= Corbin Park =

Game preserve in New Hampshire

Corbin Park (also known as the Blue Mountain Forest and Game Preserve) is a private game reserve in New Hampshire. It contains land in Claremont, Newport, Croydon, Cornish, Plainfield, and Grantham. It occupies somewhere between 24000 and 26000 acre of land and was started in 1889 by businessman Austin Corbin. The park is known today for its secrecy.

==History==
Austin Corbin founded the park in 1889 by buying up a large number of parcels of land in western New Hampshire. The nonprofit Blue Mountain Association was created in 1891 to manage the park. After Corbin died in 1896, his son Austin Jr. took over management of the Association and the park, and held the role until his own death in 1938. In 1944 ownership of the park was transferred to a group of wealthy hunters. In 1949, the New Hampshire legislature passed a law holding the park responsible for escaped pigs. The park has been subject to multiple lawsuits from the 1950s to the 1990s.

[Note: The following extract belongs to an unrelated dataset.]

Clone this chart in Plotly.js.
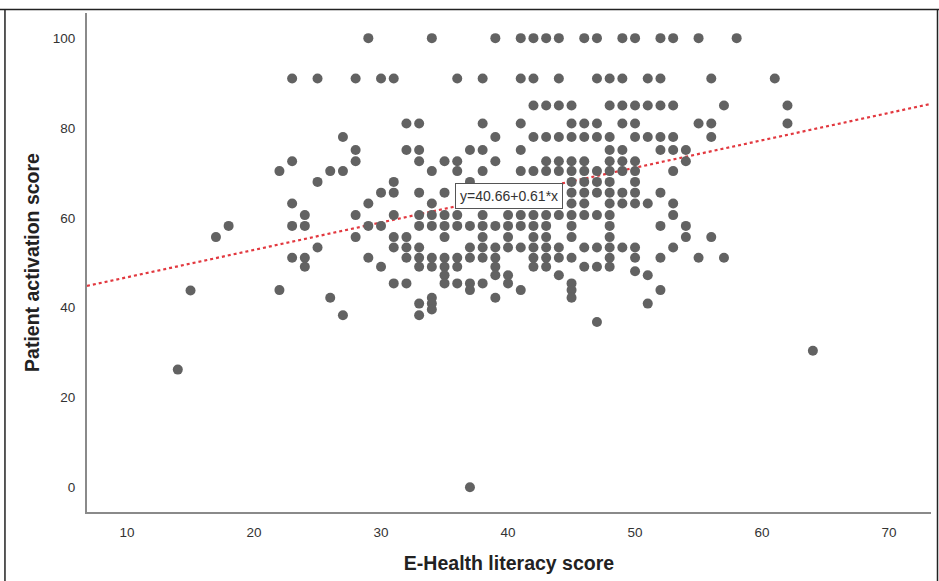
<!DOCTYPE html>
<html>
<head>
<meta charset="utf-8">
<script src="https://cdn.plot.ly/plotly-3.0.1.min.js"></script>
<style>
  html, body { margin: 0; padding: 0; background: #fff; }
  #chart { width: 939px; height: 581px; }
</style>
</head>
<body>
<div id="chart"></div>
<script>
// E-Health literacy score (x) for each respondent
const eHealthLiteracy = [
  14, 15, 17, 18,
  22, 22,
  23, 23, 23, 23, 23,
  24, 24, 24, 24,
  25, 25, 25,
  26, 26,
  27, 27, 27,
  28, 28, 28, 28, 28,
  29, 29, 29, 29,
  30, 30, 30, 30,
  31, 31, 31, 31, 31, 31, 31,
  32, 32, 32, 32, 32, 32,
  33, 33, 33, 33, 33, 33, 33, 33, 33, 33, 33,
  34, 34, 34, 34, 34, 34, 34, 34, 34, 34,
  35, 35, 35, 35, 35, 35, 35, 35, 35,
  36, 36, 36, 36, 36, 36, 36, 36,
  37, 37, 37, 37, 37, 37, 37, 37,
  38, 38, 38, 38, 38, 38, 38, 38, 38, 38,
  39, 39, 39, 39, 39, 39, 39, 39, 39,
  40, 40, 40, 40, 40, 40,
  41, 41, 41, 41, 41, 41, 41, 41, 41,
  42, 42, 42, 42, 42, 42, 42, 42, 42, 42, 42,
  43, 43, 43, 43, 43, 43, 43, 43, 43, 43, 43,
  44, 44, 44, 44, 44, 44, 44, 44, 44, 44,
  45, 45, 45, 45, 45, 45, 45, 45, 45, 45, 45, 45, 45, 45, 45,
  46, 46, 46, 46, 46, 46, 46, 46, 46, 46, 46,
  47, 47, 47, 47, 47, 47, 47, 47, 47, 47, 47,
  48, 48, 48, 48, 48, 48, 48, 48, 48, 48, 48, 48, 48, 48, 48,
  49, 49, 49, 49, 49, 49, 49, 49, 49, 49,
  50, 50, 50, 50, 50, 50, 50, 50, 50, 50, 50, 50,
  51, 51, 51, 51, 51, 51,
  52, 52, 52, 52, 52, 52, 52, 52, 52,
  53, 53, 53, 53, 53, 53, 53, 53,
  54, 54, 54, 54,
  55, 55, 55,
  56, 56, 56, 56,
  57, 57,
  58,
  61,
  62, 62,
  64
];

// Patient activation score (y) for each respondent, same order
const patientActivation = [
  26.2, 43.8, 55.7, 58.2,
  70.4, 43.9,
  91, 72.6, 63.2, 58.2, 51.1,
  60.6, 58.2, 51.1, 49.1,
  91, 68, 53.4,
  70.4, 42.2,
  78, 70.4, 38.3,
  91, 75.1, 72.6, 60.6, 55.7,
  100, 63.2, 58.2, 51.1,
  91, 65.6, 58.2, 49.1,
  91, 68, 65.6, 60.6, 55.7, 53.4, 45.4,
  81, 75.1, 55.7, 53.4, 51.1, 45.4,
  81, 75.1, 72.6, 65.6, 60.6, 58.2, 53.4, 51.1, 49.1, 40.9, 38.3,
  100, 70.4, 63.2, 60.6, 58.2, 51.1, 49.1, 42.2, 40.9, 39.6,
  72.6, 65.6, 60.6, 58.2, 55.7, 51.1, 49.1, 47.2, 45.4,
  91, 72.6, 70.4, 60.6, 58.2, 51.1, 49.1, 45.4,
  75.1, 68, 58.2, 53.4, 51.1, 45.4, 43.9, 0,
  91, 81, 75.1, 70.4, 60.6, 58.2, 55.7, 53.4, 51.1, 45.4,
  100, 78, 72.6, 58.2, 53.4, 51.1, 49.1, 47.2, 42.2,
  60.6, 58.2, 55.7, 53.4, 47.2, 45.4,
  100, 91, 81, 75.1, 70.4, 60.6, 58.2, 53.4, 43.9,
  100, 91, 85, 78, 70.4, 60.6, 58.2, 55.7, 53.4, 51.1, 49.1,
  100, 85, 78, 72.6, 70.4, 60.6, 58.2, 55.7, 53.4, 51.1, 49.1,
  100, 91, 85, 78, 72.6, 70.4, 60.6, 53.4, 51.1, 47.2,
  85, 81, 78, 72.6, 70.4, 68, 65.6, 63.2, 60.6, 58.2, 55.7, 51.1, 45.4, 43.9, 42.2,
  100, 81, 78, 72.6, 70.4, 68, 65.6, 63.2, 60.6, 53.4, 49.1,
  100, 91, 81, 78, 70.4, 68, 65.6, 60.6, 53.4, 49.1, 36.8,
  91, 85, 78, 75.1, 72.6, 70.4, 68, 65.6, 63.2, 60.6, 58.2, 55.7, 53.4, 51.1, 49.1,
  100, 91, 85, 81, 75.1, 72.6, 70.4, 65.6, 63.2, 53.4,
  100, 85, 81, 78, 72.6, 70.4, 68, 65.6, 63.2, 53.4, 51.1, 48.1,
  91, 85, 78, 63.2, 47.2, 40.9,
  100, 91, 85, 78, 75.1, 65.6, 58.2, 51.1, 43.9,
  100, 85, 78, 75.1, 70.4, 63.2, 60.6, 53.4,
  75.1, 72.6, 58.2, 55.7,
  100, 81, 51.1,
  91, 81, 78, 55.7,
  85, 51.1,
  100,
  91,
  85, 81,
  30.4
];

// Fitted regression line (as printed on the chart)
const fitIntercept = 40.66;
const fitSlope = 0.61;
const fitLabel = 'y=40.66+0.61*x';

const xTicks = [10, 20, 30, 40, 50, 60, 70];
const yTicks = [0, 20, 40, 60, 80, 100];
const xRange = [6.85, 73.3];
const yRange = [-5.5, 105.6];

const fitX = xRange.slice();
const fitY = fitX.map(v => fitIntercept + fitSlope * v);

const font = 'Liberation Sans, Arial, sans-serif';

const traces = [
  {
    x: fitX, y: fitY, type: 'scatter', mode: 'lines',
    line: { color: '#e2383f', width: 2.2, dash: 'dot' },
    hoverinfo: 'skip', showlegend: false
  },
  {
    x: eHealthLiteracy, y: patientActivation, type: 'scatter', mode: 'markers',
    marker: { color: '#626262', size: 10, line: { width: 0 } },
    showlegend: false
  }
];

const layout = {
  width: 939, height: 581,
  margin: { l: 87, r: 8, t: 13, b: 69 },
  paper_bgcolor: '#ffffff', plot_bgcolor: '#ffffff',
  showlegend: false,
  font: { family: font, color: '#333333' },
  xaxis: {
    range: xRange, tickvals: xTicks, ticktext: xTicks.map(String),
    showgrid: false, zeroline: false,
    showline: true, linecolor: '#8a8a8a', linewidth: 2,
    ticks: 'outside', ticklen: 7, tickcolor: 'rgba(0,0,0,0)',
    tickfont: { family: font, size: 13.5, color: '#333333' },
    title: { text: 'E-Health literacy score', standoff: 17,
             font: { family: font, size: 19.5, color: '#222222', weight: 'bold' } }
  },
  yaxis: {
    range: yRange, tickvals: yTicks, ticktext: yTicks.map(String),
    showgrid: false, zeroline: false,
    showline: true, linecolor: '#8a8a8a', linewidth: 2,
    ticks: 'outside', ticklen: 7, tickcolor: 'rgba(0,0,0,0)',
    tickfont: { family: font, size: 13.5, color: '#333333' },
    title: { text: 'Patient activation score', standoff: 8,
             font: { family: font, size: 19.5, color: '#222222', weight: 'bold' } }
  },
  annotations: [{
    x: 40.1, y: 64.8, xref: 'x', yref: 'y',
    text: fitLabel, showarrow: false,
    font: { family: font, size: 14, color: '#333333' },
    bgcolor: '#ffffff', bordercolor: '#555555', borderwidth: 1, borderpad: 4
  }],
  shapes: [
    { type: 'line', xref: 'paper', yref: 'paper', x0: -0.105, x1: 1.0095, y0: 1.007, y1: 1.007,
      line: { color: '#222222', width: 1.5 } },
    { type: 'line', xref: 'paper', yref: 'paper', x0: -0.0972, x1: -0.0972, y0: 1.007, y1: -0.15,
      line: { color: '#222222', width: 1.5 } },
    { type: 'line', xref: 'paper', yref: 'paper', x0: 1.0077, x1: 1.0077, y0: 1.007, y1: -0.15,
      line: { color: '#222222', width: 1.5 } }
  ]
};

Plotly.newPlot('chart', traces, layout, { displayModeBar: false, staticPlot: true });
</script>
</body>
</html>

In 2020, NH state representative Renny Cushing filed legislation to require a special safari hunting license to take exotic game from the park. It was not passed.

==Geography==
Croydon Peak, the highest mountain in Sullivan County at 2760 ft of elevation, is located within the park boundary. It is not accessible to hikers. Croydon Peak is also the location of Sullivan County's only fire tower, but, as the mountain as a whole is inaccessible to the public, the fire tower is also inaccessible to the public.

==Flora and fauna==
Corbin Park is home to bison, deer, elk, pheasants, and wild hogs. Some of these animals have been known to escape on several occasions, such as when the 1938 New England hurricane knocked down much of the park fence, or when the gates were left open in 1953 for firefighting purposes. A wild boar that had escaped from Corbin Park was struck and killed on Interstate 89 in Lebanon in 2017.

==Notable hunters==
Many famous people have been known to hunt at or otherwise visit the park, including Teddy Roosevelt, Grover Cleveland, Herbert Hoover, Rudyard Kipling, Joe DiMaggio, William Ruger, Sr., and his son, William Junior.